Figure scripts:

** Begin **

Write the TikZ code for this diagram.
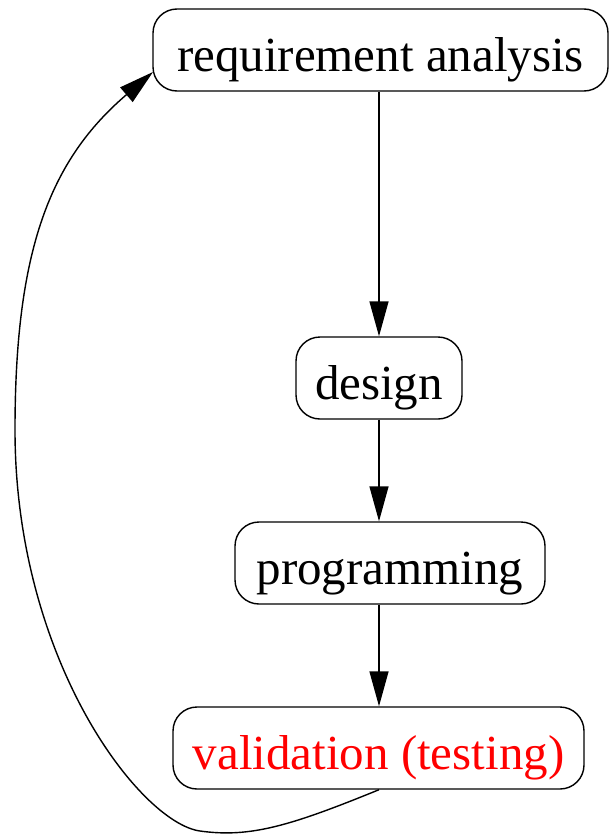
\documentclass[tikz,border=0pt]{standalone}
\usepackage{fontspec}
\setmainfont{Liberation Serif}
\usetikzlibrary{arrows.meta}
\begin{document}
\begin{tikzpicture}[x=1pt,y=-1pt,
  stagebox/.style={draw=black,line width=1.4pt,rounded corners=24pt,inner sep=0pt,
    minimum height=82pt,text height=43pt,text depth=1pt,
    font=\fontsize{49}{58}\selectfont},
  flow/.style={draw=black,line width=1.4pt,-{Triangle[length=35pt,width=19pt]}}]
\useasboundingbox (0,0) rectangle (611,835);
\node[stagebox,minimum width=455pt] (req) at (380.5,50) {requirement analysis};
\node[stagebox,minimum width=166pt] (des) at (379,378) {design};
\node[stagebox,minimum width=310pt] (prog) at (390,563) {programming};
\node[stagebox,minimum width=411pt,text=red] (val) at (378.5,748) {validation (testing)};
\coordinate (fbend) at (153,72);
\draw[flow] (req.south -| des.north) -- (des.north);
\draw[flow] (des.south) -- (des.south |- prog.north);
\draw[flow] (des.south |- prog.south) -- (des.south |- val.north);
\draw[flow] (des.south |- val.south)
  .. controls (290,826) and (250,838) .. (200,831)
  .. controls (140,822.6) and (15,660) .. (15,430)
  .. controls (15,250) and (50,160) .. (fbend);
\end{tikzpicture}
\end{document}
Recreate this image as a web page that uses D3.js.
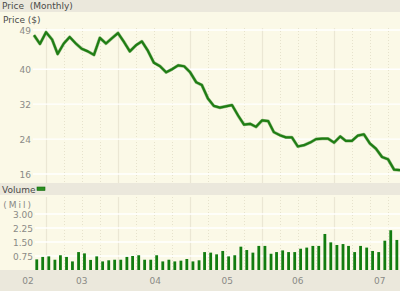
<!DOCTYPE html>
<html>
<head>
<meta charset="utf-8">
<script src="https://cdn.jsdelivr.net/npm/d3@7"></script>
<style>
  body { margin: 0; background: #ffffff; }
  svg text { font-family: "DejaVu Sans", Verdana, sans-serif; }
</style>
</head>
<body>
<div id="chart"><svg width="400" height="291"></svg></div>
<script>

// monthly closing price, Nov 2002 .. Dec 2007 (one value per month start)
const priceStart = new Date(2002, 10, 1);
const priceValues = [
    47.8, 45.8, 48.5, 46.8, 43.5, 45.9, 47.4, 45.9, 44.7, 44.1, 43.3, 47.2,
    45.9, 47.1, 48.3, 46.2, 44.1, 45.5, 46.4, 44.2, 41.5, 40.7, 39.3, 40.0,
    40.9, 40.7, 39.3, 37.0, 36.4, 33.3, 31.6, 31.2, 31.5, 31.8, 29.4, 27.3,
    27.5, 26.8, 28.3, 28.1, 25.6, 24.9, 24.4, 24.4, 22.3, 22.6, 23.2, 24.0,
    24.1, 24.1, 23.2, 24.6, 23.6, 23.6, 24.8, 25.1, 23.0, 21.8, 19.9, 19.4,
    17.0, 16.9
];

// monthly volume in millions, Nov 2002 .. Nov 2007
const volumeValues = [
    0.57, 0.70, 0.73, 0.55, 0.79, 0.70, 0.46, 0.96, 0.89, 0.54, 0.73, 0.46,
    0.52, 0.55, 0.55, 0.70, 0.75, 0.79, 0.55, 0.55, 0.79, 0.46, 0.55, 0.46,
    0.50, 0.59, 0.46, 0.52, 0.96, 0.93, 0.84, 1.02, 0.73, 0.79, 1.25, 1.07,
    0.93, 1.29, 1.29, 0.87, 0.96, 1.05, 0.96, 0.96, 1.14, 1.20, 1.29, 1.29,
    1.93, 1.48, 1.34, 1.39, 1.29, 0.96, 1.29, 1.20, 1.02, 0.96, 1.57, 2.13,
    1.61
];

const priceTicks = [49, 40, 32, 24, 16];
const volumeTicks = [3.00, 2.25, 1.50, 0.75];
const yearLabels = ["02", "03", "04", "05", "06", "07"];
const yearLabelDates = [
    new Date(2002, 9, 1), new Date(2003, 6, 1), new Date(2004, 6, 8),
    new Date(2005, 6, 8), new Date(2006, 6, 1), new Date(2007, 7, 20)
];

const priceData = priceValues.map((v, i) => ({date: d3.timeMonth.offset(priceStart, i), value: v}));
const volumeData = volumeValues.map((v, i) => ({date: d3.timeDay.offset(d3.timeMonth.offset(priceStart, i), 14), value: v}));


/**********************
***** BASIC SETUP *****
**********************/

const svg = d3.select("#chart").select("svg");

const bandColor = "#ebe8dc";
const plotColor = "#fbf9e7";
const tickColor = "#8a8a86";
const labelColor = "#4a4a48";
const green = "#1f7d14";

const priceTop = 28, priceBottom = 183;
const volTop = 197, volBottom = 270;

// backgrounds
svg.append("rect").attr("x", 0).attr("y", 0).attr("width", 400).attr("height", 291).attr("fill", bandColor);
svg.append("rect").attr("x", 0).attr("y", 12).attr("width", 400).attr("height", 171).attr("fill", plotColor);
svg.append("rect").attr("x", 0).attr("y", 195).attr("width", 400).attr("height", 75).attr("fill", plotColor);


/***********************
***** X & Y SCALES *****
***********************/

const xScale = d3.scaleTime()
    .domain([priceStart, new Date(2007, 11, 1)])
    .range([34, 400]);

const yPrice = d3.scaleLinear()
    .domain([16, 49])
    .range([174, 30]);

const yVol = d3.scaleLinear()
    .domain([0, 3])
    .range([volBottom, 214]);


/********************
***** GRIDLINES *****
********************/

const quarters = d3.timeMonth.every(3).range(new Date(2003, 0, 1), new Date(2007, 11, 2));

function drawVerticals(y1, y2) {
    svg.append("g").selectAll("line")
        .data(quarters)
        .join("line")
        .attr("x1", d => Math.round(xScale(d)) + 0.5)
        .attr("x2", d => Math.round(xScale(d)) + 0.5)
        .attr("y1", y1)
        .attr("y2", y2)
        .attr("stroke", d => d.getMonth() === 0 ? "#ebe7d4" : "#e6e2cc")
        .attr("stroke-width", d => d.getMonth() === 0 ? 1.2 : 1)
        .attr("stroke-dasharray", d => d.getMonth() === 0 ? null : "1,2");
}
drawVerticals(priceTop, priceBottom);
drawVerticals(volTop, volBottom);

svg.append("g").selectAll("line")
    .data(priceTicks)
    .join("line")
    .attr("x1", 33).attr("x2", 400)
    .attr("y1", d => yPrice(d)).attr("y2", d => yPrice(d))
    .attr("stroke", "#ffffff")
    .attr("stroke-width", 1.3);

svg.append("g").selectAll("line")
    .data(volumeTicks)
    .join("line")
    .attr("x1", 35).attr("x2", 400)
    .attr("y1", d => yVol(d)).attr("y2", d => yVol(d))
    .attr("stroke", "#ffffff")
    .attr("stroke-width", 1.3);


/*****************
***** LABELS *****
*****************/

svg.append("text").text("Price  (Monthly)")
    .attr("x", 2).attr("y", 9)
    .style("font-size", "9px").style("fill", labelColor)
    .style("white-space", "pre");

svg.append("text").text("Price ($)")
    .attr("x", 3).attr("y", 23)
    .style("font-size", "9px").style("fill", labelColor);

svg.append("g").selectAll("text")
    .data(priceTicks)
    .join("text")
    .text(d => d)
    .attr("x", 31)
    .attr("y", d => yPrice(d) + 4)
    .attr("text-anchor", "end")
    .style("font-size", "9px")
    .style("fill", tickColor);

svg.append("text").text("Volume")
    .attr("x", 2).attr("y", 193)
    .style("font-size", "9px").style("fill", labelColor);

svg.append("rect")
    .attr("x", 37).attr("y", 187)
    .attr("width", 8).attr("height", 3.5)
    .attr("fill", "#2a8f20")
    .attr("stroke", "#156b0e")
    .attr("stroke-width", 0.6);

svg.append("text").text("(Mil)")
    .attr("x", 33).attr("y", 208)
    .attr("text-anchor", "end")
    .style("font-size", "9px")
    .style("letter-spacing", "2px")
    .style("fill", tickColor);

svg.append("g").selectAll("text")
    .data(volumeTicks)
    .join("text")
    .text(d => d3.format(".2f")(d))
    .attr("x", 33)
    .attr("y", d => yVol(d) + 4)
    .attr("text-anchor", "end")
    .style("font-size", "9px")
    .style("fill", tickColor);

svg.append("g").selectAll("text")
    .data(yearLabels)
    .join("text")
    .text(d => d)
    .attr("x", (d, i) => xScale(yearLabelDates[i]))
    .attr("y", 284)
    .attr("text-anchor", "middle")
    .style("font-size", "9px")
    .style("fill", tickColor);


/***********************
***** PRICE & BARS *****
***********************/

const line = d3.line()
    .x(d => xScale(d.date))
    .y(d => yPrice(d.value));

svg.append("path")
    .datum(priceData)
    .attr("d", line)
    .attr("fill", "none")
    .attr("stroke", "#5a9a45")
    .attr("stroke-width", 3.2)
    .attr("stroke-linejoin", "round")
    .attr("opacity", 0.6);

svg.append("path")
    .datum(priceData)
    .attr("d", line)
    .attr("fill", "none")
    .attr("stroke", green)
    .attr("stroke-width", 2.2)
    .attr("stroke-linejoin", "round");

svg.append("g").selectAll("rect")
    .data(volumeData)
    .join("rect")
    .attr("x", d => xScale(d.date) - 1.4)
    .attr("y", d => yVol(d.value))
    .attr("width", 2.8)
    .attr("height", d => volBottom - yVol(d.value))
    .attr("fill", "#127c0f");

</script>
</body>
</html>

** End **

__Exercise details__: Filter the records above and return every line that holds the word "this".

__Reply to the task__:
Write the TikZ code for this diagram.
Recreate this image as a web page that uses D3.js.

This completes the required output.